EXERCISE OBJECTIVE
Leave out the pictures and repeat the data exactly.

DATA EXTRACT
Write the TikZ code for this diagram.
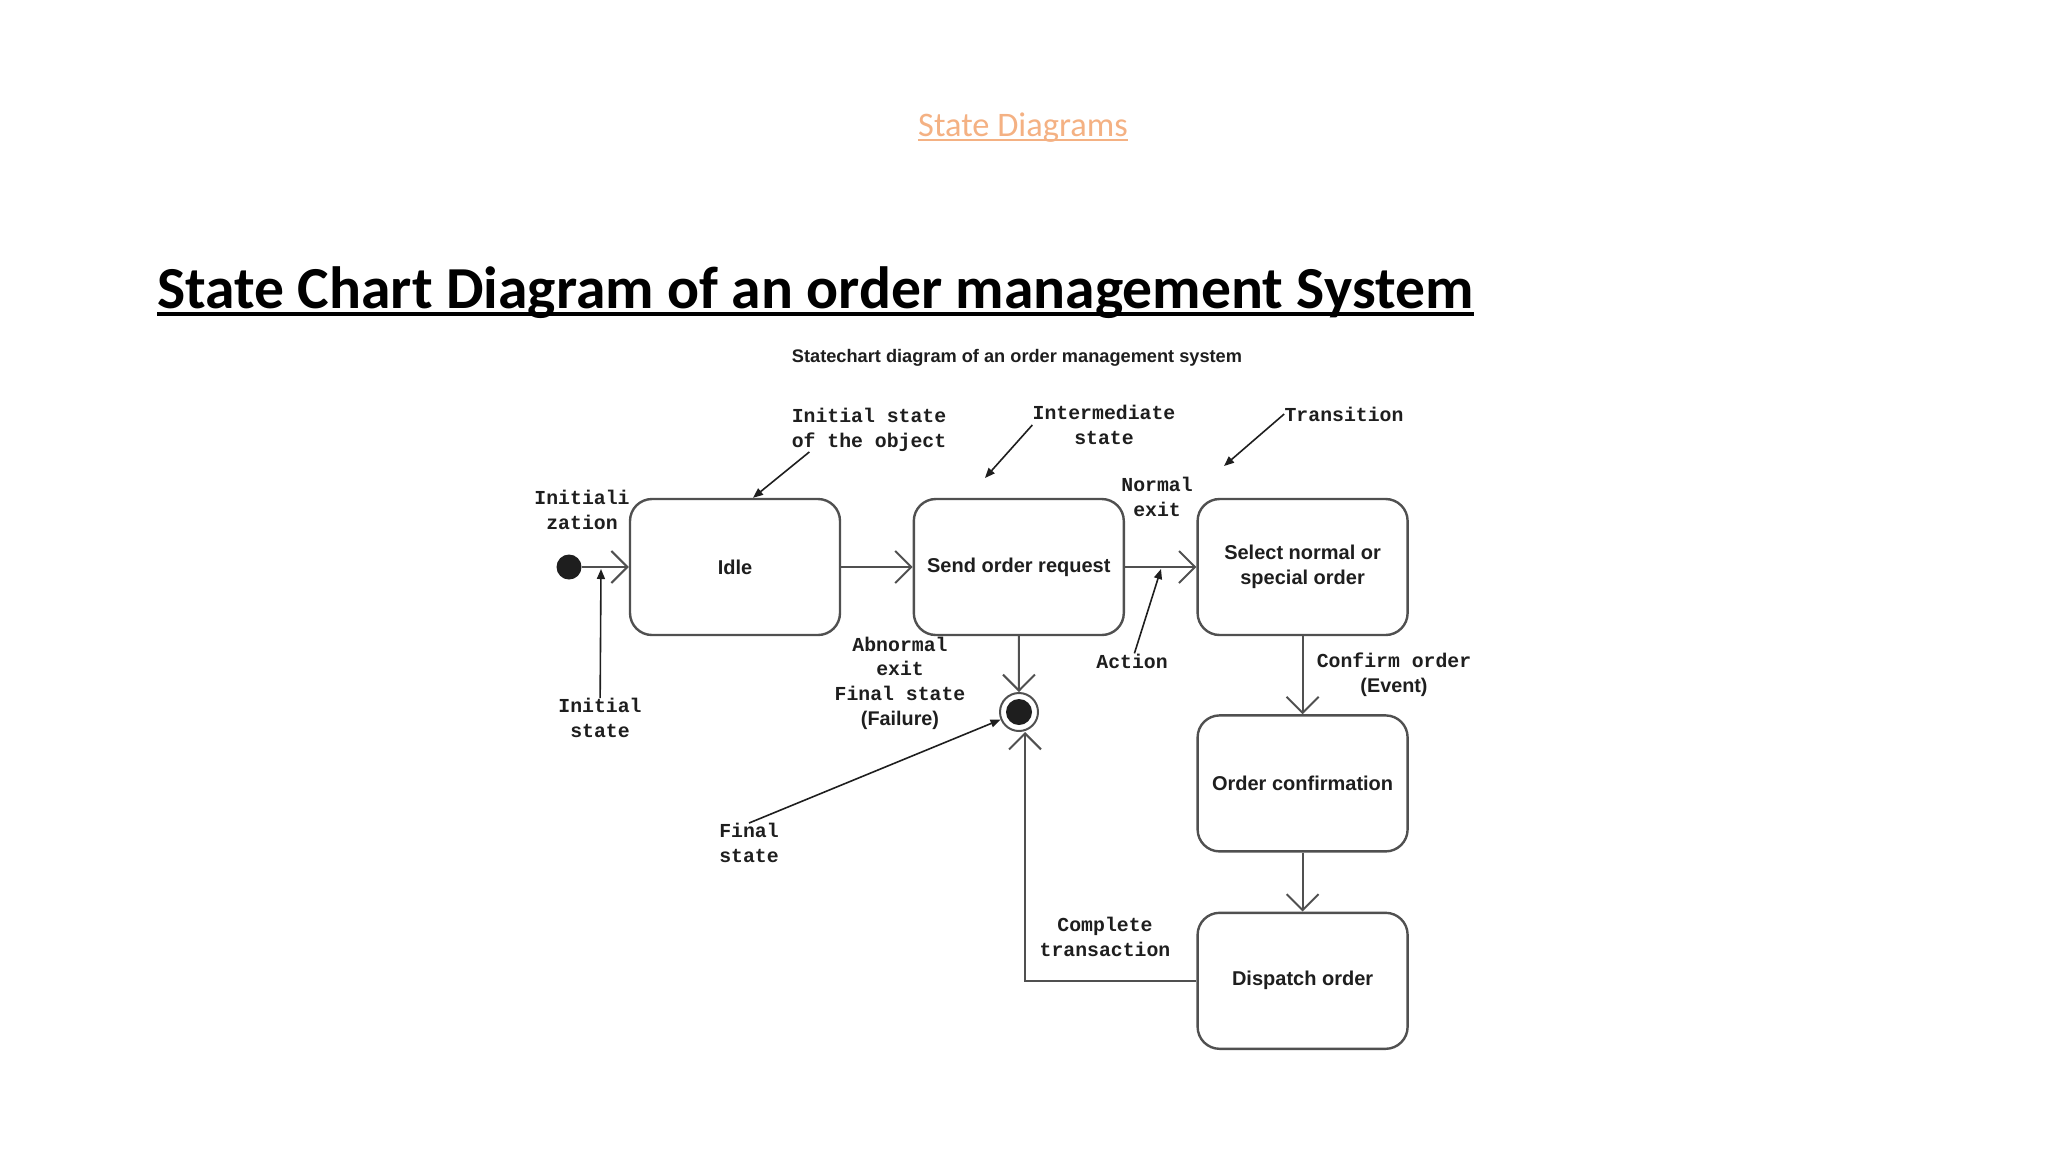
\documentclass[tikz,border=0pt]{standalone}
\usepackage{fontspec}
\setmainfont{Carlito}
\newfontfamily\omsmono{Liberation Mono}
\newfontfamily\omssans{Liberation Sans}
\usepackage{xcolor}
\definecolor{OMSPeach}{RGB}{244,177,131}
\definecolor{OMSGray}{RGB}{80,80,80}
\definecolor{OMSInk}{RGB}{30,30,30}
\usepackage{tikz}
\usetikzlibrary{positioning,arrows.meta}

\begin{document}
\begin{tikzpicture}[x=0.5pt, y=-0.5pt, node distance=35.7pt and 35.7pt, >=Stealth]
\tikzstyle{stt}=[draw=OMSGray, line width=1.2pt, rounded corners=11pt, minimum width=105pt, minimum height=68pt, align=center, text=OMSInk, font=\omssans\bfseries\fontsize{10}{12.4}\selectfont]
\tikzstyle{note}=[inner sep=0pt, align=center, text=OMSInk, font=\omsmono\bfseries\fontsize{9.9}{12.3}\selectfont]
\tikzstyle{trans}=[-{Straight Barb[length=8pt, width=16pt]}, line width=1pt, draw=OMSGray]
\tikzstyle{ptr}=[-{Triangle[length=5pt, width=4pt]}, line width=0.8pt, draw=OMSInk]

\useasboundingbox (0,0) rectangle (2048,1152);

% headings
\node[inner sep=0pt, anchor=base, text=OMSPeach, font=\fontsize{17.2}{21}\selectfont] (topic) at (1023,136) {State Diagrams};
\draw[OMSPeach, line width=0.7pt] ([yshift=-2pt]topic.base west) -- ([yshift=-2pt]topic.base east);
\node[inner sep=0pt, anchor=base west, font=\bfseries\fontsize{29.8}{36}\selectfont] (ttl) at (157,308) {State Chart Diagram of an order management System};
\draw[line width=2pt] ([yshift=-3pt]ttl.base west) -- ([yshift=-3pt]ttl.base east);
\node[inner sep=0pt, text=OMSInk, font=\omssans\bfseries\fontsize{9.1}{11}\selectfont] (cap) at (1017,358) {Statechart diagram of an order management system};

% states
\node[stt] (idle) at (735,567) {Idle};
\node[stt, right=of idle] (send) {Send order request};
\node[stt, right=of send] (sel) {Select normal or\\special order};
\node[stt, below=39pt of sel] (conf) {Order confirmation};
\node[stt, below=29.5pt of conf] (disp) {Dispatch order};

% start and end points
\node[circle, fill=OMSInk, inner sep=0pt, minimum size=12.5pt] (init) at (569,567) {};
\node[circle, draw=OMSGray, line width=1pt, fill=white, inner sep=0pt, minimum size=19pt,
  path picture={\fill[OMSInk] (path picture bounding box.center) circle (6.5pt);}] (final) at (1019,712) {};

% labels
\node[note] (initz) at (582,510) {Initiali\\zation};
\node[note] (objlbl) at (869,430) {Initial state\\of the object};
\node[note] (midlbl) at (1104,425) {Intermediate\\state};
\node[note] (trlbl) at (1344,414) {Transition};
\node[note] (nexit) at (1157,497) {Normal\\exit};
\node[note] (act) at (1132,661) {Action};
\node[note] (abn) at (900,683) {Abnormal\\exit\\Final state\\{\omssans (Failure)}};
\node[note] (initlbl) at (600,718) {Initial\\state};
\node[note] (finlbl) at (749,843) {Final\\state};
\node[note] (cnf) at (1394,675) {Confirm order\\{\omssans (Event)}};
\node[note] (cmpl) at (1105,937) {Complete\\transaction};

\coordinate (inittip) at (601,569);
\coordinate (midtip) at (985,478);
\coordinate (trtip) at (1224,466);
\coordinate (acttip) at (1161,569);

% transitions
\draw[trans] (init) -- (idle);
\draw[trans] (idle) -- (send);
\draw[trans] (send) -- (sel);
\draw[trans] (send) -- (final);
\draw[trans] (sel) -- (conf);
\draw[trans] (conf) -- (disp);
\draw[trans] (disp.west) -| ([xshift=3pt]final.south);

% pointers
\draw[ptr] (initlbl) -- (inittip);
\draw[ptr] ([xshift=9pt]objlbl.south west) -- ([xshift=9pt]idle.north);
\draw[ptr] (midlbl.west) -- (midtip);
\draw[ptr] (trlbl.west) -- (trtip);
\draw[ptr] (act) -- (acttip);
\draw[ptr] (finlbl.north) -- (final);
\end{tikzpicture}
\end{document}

RESPONSE TO THIS TASK
Write the TikZ code for this diagram.
\documentclass[tikz,border=0pt]{standalone}
\usepackage{fontspec}
\setmainfont{Carlito}
\newfontfamily\omsmono{Liberation Mono}
\newfontfamily\omssans{Liberation Sans}
\usepackage{xcolor}
\definecolor{OMSPeach}{RGB}{244,177,131}
\definecolor{OMSGray}{RGB}{80,80,80}
\definecolor{OMSInk}{RGB}{30,30,30}
\usepackage{tikz}
\usetikzlibrary{positioning,arrows.meta}

\begin{document}
\begin{tikzpicture}[x=0.5pt, y=-0.5pt, node distance=35.7pt and 35.7pt, >=Stealth]
\tikzstyle{stt}=[draw=OMSGray, line width=1.2pt, rounded corners=11pt, minimum width=105pt, minimum height=68pt, align=center, text=OMSInk, font=\omssans\bfseries\fontsize{10}{12.4}\selectfont]
\tikzstyle{note}=[inner sep=0pt, align=center, text=OMSInk, font=\omsmono\bfseries\fontsize{9.9}{12.3}\selectfont]
\tikzstyle{trans}=[-{Straight Barb[length=8pt, width=16pt]}, line width=1pt, draw=OMSGray]
\tikzstyle{ptr}=[-{Triangle[length=5pt, width=4pt]}, line width=0.8pt, draw=OMSInk]

\useasboundingbox (0,0) rectangle (2048,1152);

% headings
\node[inner sep=0pt, anchor=base, text=OMSPeach, font=\fontsize{17.2}{21}\selectfont] (topic) at (1023,136) {State Diagrams};
\draw[OMSPeach, line width=0.7pt] ([yshift=-2pt]topic.base west) -- ([yshift=-2pt]topic.base east);
\node[inner sep=0pt, anchor=base west, font=\bfseries\fontsize{29.8}{36}\selectfont] (ttl) at (157,308) {State Chart Diagram of an order management System};
\draw[line width=2pt] ([yshift=-3pt]ttl.base west) -- ([yshift=-3pt]ttl.base east);
\node[inner sep=0pt, text=OMSInk, font=\omssans\bfseries\fontsize{9.1}{11}\selectfont] (cap) at (1017,358) {Statechart diagram of an order management system};

% states
\node[stt] (idle) at (735,567) {Idle};
\node[stt, right=of idle] (send) {Send order request};
\node[stt, right=of send] (sel) {Select normal or\\special order};
\node[stt, below=39pt of sel] (conf) {Order confirmation};
\node[stt, below=29.5pt of conf] (disp) {Dispatch order};

% start and end points
\node[circle, fill=OMSInk, inner sep=0pt, minimum size=12.5pt] (init) at (569,567) {};
\node[circle, draw=OMSGray, line width=1pt, fill=white, inner sep=0pt, minimum size=19pt,
  path picture={\fill[OMSInk] (path picture bounding box.center) circle (6.5pt);}] (final) at (1019,712) {};

% labels
\node[note] (initz) at (582,510) {Initiali\\zation};
\node[note] (objlbl) at (869,430) {Initial state\\of the object};
\node[note] (midlbl) at (1104,425) {Intermediate\\state};
\node[note] (trlbl) at (1344,414) {Transition};
\node[note] (nexit) at (1157,497) {Normal\\exit};
\node[note] (act) at (1132,661) {Action};
\node[note] (abn) at (900,683) {Abnormal\\exit\\Final state\\{\omssans (Failure)}};
\node[note] (initlbl) at (600,718) {Initial\\state};
\node[note] (finlbl) at (749,843) {Final\\state};
\node[note] (cnf) at (1394,675) {Confirm order\\{\omssans (Event)}};
\node[note] (cmpl) at (1105,937) {Complete\\transaction};

\coordinate (inittip) at (601,569);
\coordinate (midtip) at (985,478);
\coordinate (trtip) at (1224,466);
\coordinate (acttip) at (1161,569);

% transitions
\draw[trans] (init) -- (idle);
\draw[trans] (idle) -- (send);
\draw[trans] (send) -- (sel);
\draw[trans] (send) -- (final);
\draw[trans] (sel) -- (conf);
\draw[trans] (conf) -- (disp);
\draw[trans] (disp.west) -| ([xshift=3pt]final.south);

% pointers
\draw[ptr] (initlbl) -- (inittip);
\draw[ptr] ([xshift=9pt]objlbl.south west) -- ([xshift=9pt]idle.north);
\draw[ptr] (midlbl.west) -- (midtip);
\draw[ptr] (trlbl.west) -- (trtip);
\draw[ptr] (act) -- (acttip);
\draw[ptr] (finlbl.north) -- (final);
\end{tikzpicture}
\end{document}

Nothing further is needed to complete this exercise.